Earlier this month it emerged the company lost a discrimination case when two gay disabled men took it to court after they were denied admission to the Polo Lounge, another venue in G1's growing stable.
The firm also made global headlines after installing a two-way mirror in the women's toilets at its Shimmy Club, which saw it lose its licence for a week last summer.
A Police Scotland document submitted to the Greater Glasgow licencing board revealed that between February 10, 2013 and February 12, 2014, there were 222 police incidents recorded within or directly outside The Corinthian on Ingram Street.
Lawyers for The Corinthian had previously claimed that was a "gross exaggeration".
Of those incidents 90 were reported between 3am and 6am and resulted in 29 arrests.
The document said none of those crimes and offences took place within specific casino areas but were as a result of "excessive intoxication and/or alcohol fuelled violence within the bar areas of the premises or in the immediate locality of the doors".
The Police Scotland submission went on: "There has been a persistent problem with disorder and criminality associated with this casino.
"The Chief Constable is concerned that this casino has problems caused by significant levels of intoxication.
"With reference to the guidelines for licensing authorities … there is concern that patrons might be unable to make an informed or balanced decision about gambling due to substance misuse relating to alcohol or drugs.

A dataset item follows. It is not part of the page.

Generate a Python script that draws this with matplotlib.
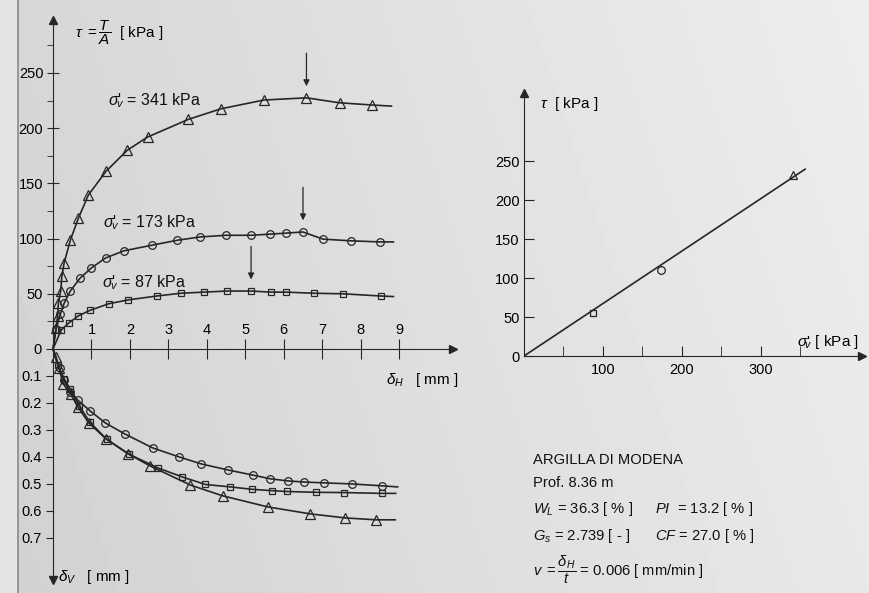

"It is clear that there is a conflict between the nature of these premises operating for an extended period (11pm to 6am daily except Sunday) for the sale and supply of alcohol, coupled with the numbers of intoxicated individuals coming to the police attention, and the operation of the venue where the principal description of the premises is that of a 'casino' premises."
The Police Scotland document said representatives of G1 attended a meeting in March with police to discuss recent incidents including the rape of a patron.
They said a series of proposals were put to G1 to prevent further incidents and to improve the safety of clients and staff. But "disappointingly" G1 was unable to agree to the recommendations.
Nobody was available to comment from G1.